September 5, 2008 -- Jewish Community Center San Francisco

Mark Foehringer's lucky 13th season brought a pair of well thought-out works to the Jewish Community Center's Kanbar Hall stage last weekend. With last year's "In Fugue" making an encore and the world preview of "Entrelazo," Foehringer shook things up, albeit with the help of plate tectonics.

"In Fugue" centered on release and continuous circles, both in Jack Perla’s score as well as in the movement on stage. The seven dancers focused on a point at the back of the stage and then broke off, pairing up or moving in groups, highlighting different rhythms and sections of the music with pop. Plies sprung into grandiose sissones and segued through to short, buoyant lifts, all while maintaining the calming rhythm of children happily bouncing on a trampoline. Marina Fukushima, a lovely and introspective dancer, moved well and had a nice spring to her step as she flowed through her solo work, and the remaining dancers were also strong, including local favorite, former ODC dancer Brandon “Private” Freeman.
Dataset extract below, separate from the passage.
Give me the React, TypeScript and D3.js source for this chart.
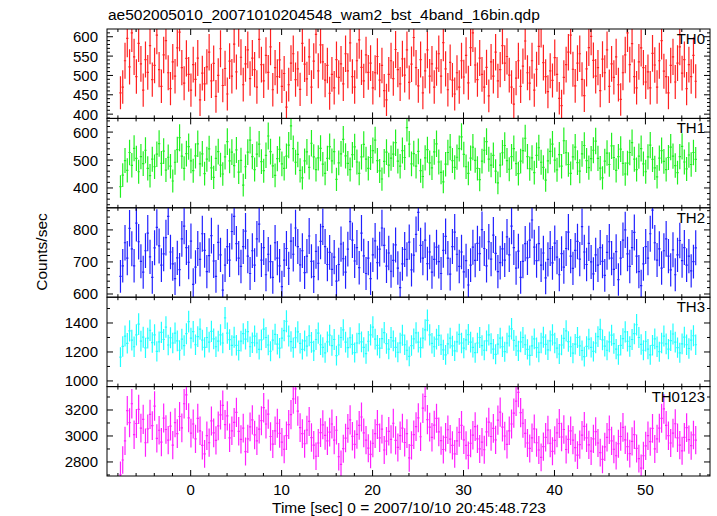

Even with the minor earthquake rumbling our seats, “Entrelazo” caused a lovely stir. Inspired during his time in Peru, Foehringer’s choreography springs from ideas of faith and worship, but goes farther in addressing our inter-relatedness on those around us. Dressed in ocean blue dresses and pants, the nine dancers swept from wing to wing, becoming (intentionally) entangled in white stretchy fabric and providing images racing across the stage of longitude and latitude as well as more abstract divides like race, religion, ethnicity, and beliefs.

Tina Kay Bohnstedt stretched her limbs wide, beautifully creating geometric shapes with her body while bending about; really, Bohnstedt could simply plie, and many would stare in awe. She mesmerizes that easily. But the music – Arvo Part’s choral “Miserere” – was big with its building crescendos and pounding tones, and seemed too large a scale for Foehringer’s undertaking. Foehringer excels at the silent solos and delicate duets, but a cast of nine combined with such an emotionally vast score may not be the appropriate combination for his personalized choreography.

While “In Fugue” put on a cute, quirky front, “Entrelazo” showed Foehringer’s solemn side. I look forward to seeing more of his work to come.